Note there is a quite old simple coroutine scheduler on the wiki. It works a bit different and isn't really optimised. However as you can see he simply allows the yielding of a simple int or float value and the scheduler decides based on the type if it should schedule this coroutine after x amount of frames (when yielding an int value) or after some amount of time (when yielding a float). That's what Unity could have done as well. However they require you to use a WaitForSeconds instance to indicate waiting for a certain amount of time.

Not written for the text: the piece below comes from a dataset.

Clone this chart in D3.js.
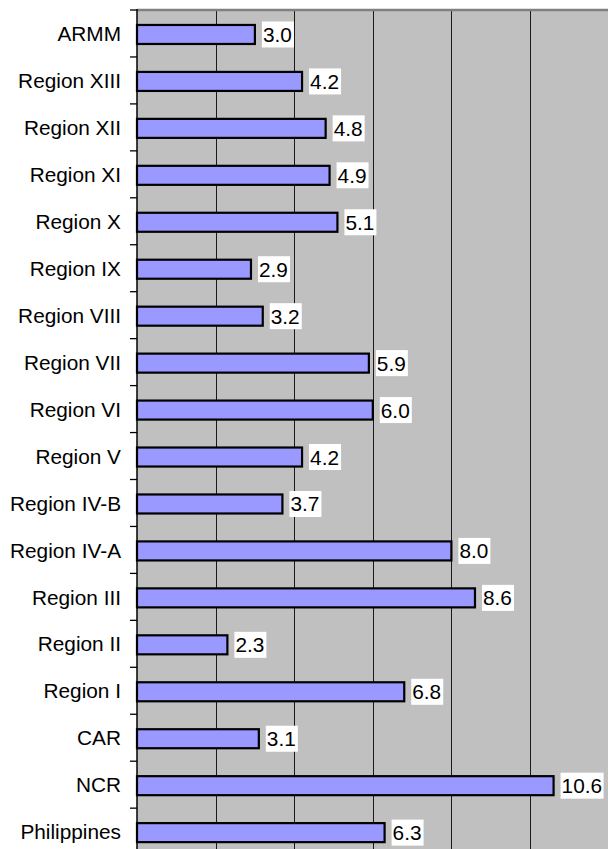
<!DOCTYPE html>
<html>
<head>
<meta charset="utf-8">
<script src="https://cdn.jsdelivr.net/npm/d3@7"></script>
<style>
  html, body { margin: 0; padding: 0; background: #fff; }
  svg { display: block; }
  text { font-family: "Liberation Sans", Arial, sans-serif; }
</style>
</head>
<body>
<svg id="chart" width="608" height="849"></svg>
<script>
const categories = ["ARMM", "Region XIII", "Region XII", "Region XI", "Region X", "Region IX",
  "Region VIII", "Region VII", "Region VI", "Region V", "Region IV-B", "Region IV-A",
  "Region III", "Region II", "Region I", "CAR", "NCR", "Philippines"];
const values = [3.0, 4.2, 4.8, 4.9, 5.1, 2.9, 3.2, 5.9, 6.0, 4.2, 3.7, 8.0, 8.6, 2.3, 6.8, 3.1, 10.6, 6.3];
const gridTicks = [2, 4, 6, 8, 10, 12];

(function () {
const svg = d3.select("#chart");
const pLeft = 137, pRight = 608.6, pTop = 10, step = 46.95;
const pBottom = pTop + step * categories.length;
const fs = 20.8;

const x = d3.scaleLinear().domain([0, 12]).range([pLeft, pRight]);
const y = d3.scaleBand().domain(categories).range([pTop, pBottom])
  .paddingInner(0.595).paddingOuter(0.2975);

// plot background
svg.append("rect").attr("x", pLeft).attr("y", pTop)
  .attr("width", pRight - pLeft).attr("height", pBottom - pTop).attr("fill", "#c0c0c0");

// gridlines
svg.append("g").selectAll("line").data(gridTicks).join("line")
  .attr("x1", d => Math.round(x(d)) + 0.5).attr("x2", d => Math.round(x(d)) + 0.5)
  .attr("y1", pTop).attr("y2", pBottom)
  .attr("stroke", "#1a1a1a").attr("stroke-width", 1);

// top border
svg.append("line").attr("x1", pLeft).attr("x2", pRight).attr("y1", pTop).attr("y2", pTop)
  .attr("stroke", "#808080").attr("stroke-width", 2.5);

// bars
svg.append("g").selectAll("rect").data(values).join("rect")
  .attr("x", x(0))
  .attr("y", (d, i) => y(categories[i]) + 1)
  .attr("width", d => x(d) - x(0))
  .attr("height", y.bandwidth())
  .attr("fill", "#9999ff")
  .attr("stroke", "#000")
  .attr("stroke-width", 2.2);

// y axis
const yAxis = d3.axisLeft(y).tickSize(0).tickPadding(16);
const gy = svg.append("g").attr("transform", `translate(${pLeft},1)`).call(yAxis);
gy.select(".domain").remove();
gy.selectAll("text").attr("font-size", fs).attr("fill", "#000")
  .attr("font-family", "'Liberation Sans', Arial, sans-serif");

// axis line and boundary ticks
svg.append("line").attr("x1", pLeft).attr("x2", pLeft).attr("y1", pTop - 1).attr("y2", pBottom)
  .attr("stroke", "#000").attr("stroke-width", 1.5);
const bounds = categories.map(c => y(c) - y.step() * y.paddingInner() / 2);
bounds.push(pBottom);
svg.append("g").selectAll("line").data(bounds).join("line")
  .attr("x1", pLeft - 7).attr("x2", pLeft).attr("y1", d => d).attr("y2", d => d)
  .attr("stroke", "#000").attr("stroke-width", 1.3);

// value labels
const lab = svg.append("g").selectAll("g").data(values).join("g")
  .attr("transform", (d, i) => `translate(${x(d) + 7},${y(categories[i]) + 1 + y.bandwidth() / 2})`);
lab.append("rect").attr("x", 0).attr("y", -13).attr("height", 26)
  .attr("width", d => d >= 10 ? 43 : 32).attr("fill", "#fff");
lab.append("text").attr("x", 1).attr("dy", "0.36em").attr("font-size", fs).attr("fill", "#000")
  .text(d => d.toFixed(1));
})();
</script>
</body>
</html>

Unity most likely has seperate lists internally for the different yield results. So when MoveNext returns and the scheduler analyses the yielded value it will probably put the coroutine object into one of many lists. For example there's probably a list of coroutines that should be resumed at the end of the current frame. When a coroutine yields WaitForEndOfFrame, the scheduler recognises the type and simply put the coroutine into that list. When Unity has completed the frame, so somewhere in its internal main loop it will come to the point where those coroutines should resume. So Unity simply iterates through the "wait for end of frame" list and resumes all coroutines in that bucket one by one. Of course the coroutine, unless it's finished, will again yield something. And just like before the scheduler will decide what to do next with the coroutine. In the simple scheduler on the wiki, all coroutines are resumed from Update when their condition is met. However a scheduler may resume a coroutine from whereever necessary. It could even be resumed from another thread which would cause a part of the coroutine to run on a different thread. I think there is an extension packet on the asset store that allows this. So a coroutine could simply yield a special token and the scheduler would resume it on a thread pool. When you need to resume on the main thread they implemented another token to indicate that. The possibilities are endless^^.

 

Thank you for a very thorough and understrandable answer!

 

Code (CSharp):

1.  
2. class MB111 : MonoBehavior
3. {
4. IEnumerator Do() {
5. // .. some work.
6.  
7. yield return null;
8. }
9.  
10. //// situation I
11. class MB222 : MonoBehavior
12. {
13. MB111 mb111;
14. IEnumerator Do1() {
15. // .. some work.
16.  
17. yield return mb111.Do();
18. }
19.  
20.  
21. //// situation II
22. class MB333 : MonoBehavior
23. {
24. MB111 mb111;
25. IEnumerator Do1() {
26.  // .. some work.
27. yield return StartCoroutine(mb111.Do());
28. }
29.  

I encountered another difference:

• For situation I, errors raise after game object of mb111 destroyed.
• For situation II, no errors after game object of mb111 destroyed.

So situation II is more security and recommended.